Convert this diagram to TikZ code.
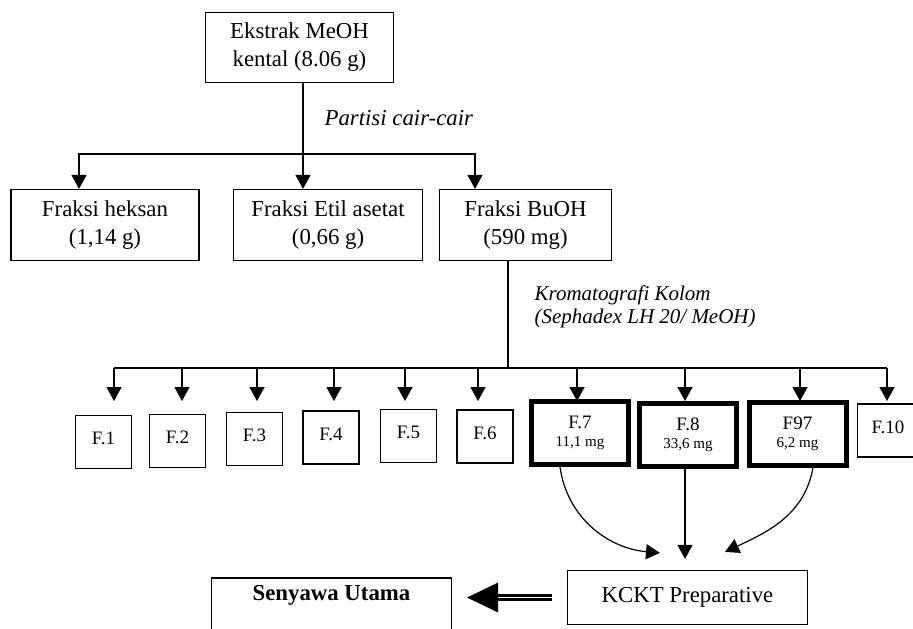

──────

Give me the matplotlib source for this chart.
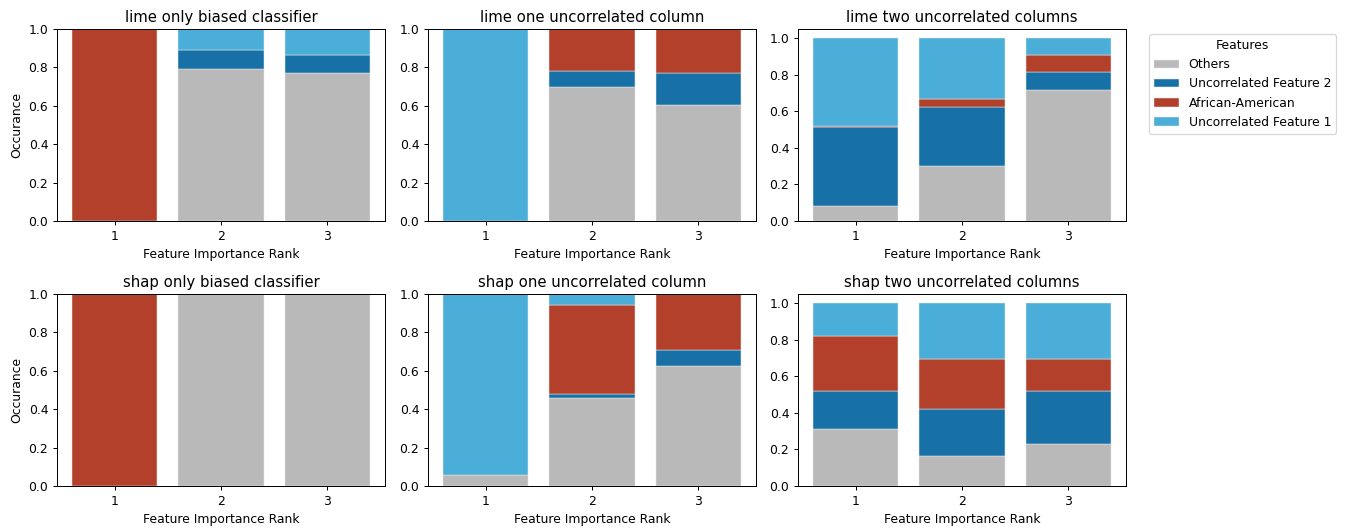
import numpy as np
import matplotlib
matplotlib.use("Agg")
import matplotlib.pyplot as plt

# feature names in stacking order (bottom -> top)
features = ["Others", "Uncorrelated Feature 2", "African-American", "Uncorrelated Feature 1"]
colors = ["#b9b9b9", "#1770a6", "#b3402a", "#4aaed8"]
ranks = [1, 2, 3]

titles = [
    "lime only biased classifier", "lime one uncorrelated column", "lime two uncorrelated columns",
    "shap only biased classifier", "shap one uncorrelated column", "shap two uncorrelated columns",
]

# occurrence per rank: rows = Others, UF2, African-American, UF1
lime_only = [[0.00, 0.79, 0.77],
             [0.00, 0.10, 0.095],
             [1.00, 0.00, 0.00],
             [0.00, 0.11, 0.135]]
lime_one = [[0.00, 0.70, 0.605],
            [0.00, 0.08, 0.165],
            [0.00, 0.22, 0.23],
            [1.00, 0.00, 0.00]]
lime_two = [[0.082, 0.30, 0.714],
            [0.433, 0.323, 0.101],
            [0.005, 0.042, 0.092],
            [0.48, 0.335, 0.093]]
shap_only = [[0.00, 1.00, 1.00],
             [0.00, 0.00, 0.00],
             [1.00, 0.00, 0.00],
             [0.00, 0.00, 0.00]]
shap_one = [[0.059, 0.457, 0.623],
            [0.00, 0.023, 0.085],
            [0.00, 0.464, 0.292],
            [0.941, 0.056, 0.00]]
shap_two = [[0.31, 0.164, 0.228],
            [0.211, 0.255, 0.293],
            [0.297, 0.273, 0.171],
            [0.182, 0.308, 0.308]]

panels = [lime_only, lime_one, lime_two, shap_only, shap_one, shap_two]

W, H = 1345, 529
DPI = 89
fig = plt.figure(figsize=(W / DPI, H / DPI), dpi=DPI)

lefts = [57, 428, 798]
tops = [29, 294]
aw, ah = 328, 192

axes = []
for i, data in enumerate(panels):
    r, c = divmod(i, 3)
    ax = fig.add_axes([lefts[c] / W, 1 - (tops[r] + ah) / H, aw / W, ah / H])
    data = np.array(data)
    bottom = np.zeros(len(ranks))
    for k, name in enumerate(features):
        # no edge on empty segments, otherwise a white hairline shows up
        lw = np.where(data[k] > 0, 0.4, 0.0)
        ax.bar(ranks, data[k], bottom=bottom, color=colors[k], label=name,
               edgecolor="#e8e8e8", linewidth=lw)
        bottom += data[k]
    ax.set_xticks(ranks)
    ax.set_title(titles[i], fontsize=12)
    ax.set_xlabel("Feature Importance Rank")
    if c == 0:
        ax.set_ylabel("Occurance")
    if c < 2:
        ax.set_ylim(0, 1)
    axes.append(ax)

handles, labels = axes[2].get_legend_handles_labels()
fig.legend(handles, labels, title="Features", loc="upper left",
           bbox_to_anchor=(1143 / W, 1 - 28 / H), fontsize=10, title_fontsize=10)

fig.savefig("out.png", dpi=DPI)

──────

:: Problem description ::
For the material above, give again only the lines starting at the line that contains "Give me the matplotlib source for this chart." and ending at the line that contains "ranks = [1, 2, 3]". Pictures do not belong in the copy.

:: The solution ::
Give me the matplotlib source for this chart.
import numpy as np
import matplotlib
matplotlib.use("Agg")
import matplotlib.pyplot as plt

# feature names in stacking order (bottom -> top)
features = ["Others", "Uncorrelated Feature 2", "African-American", "Uncorrelated Feature 1"]
colors = ["#b9b9b9", "#1770a6", "#b3402a", "#4aaed8"]
ranks = [1, 2, 3]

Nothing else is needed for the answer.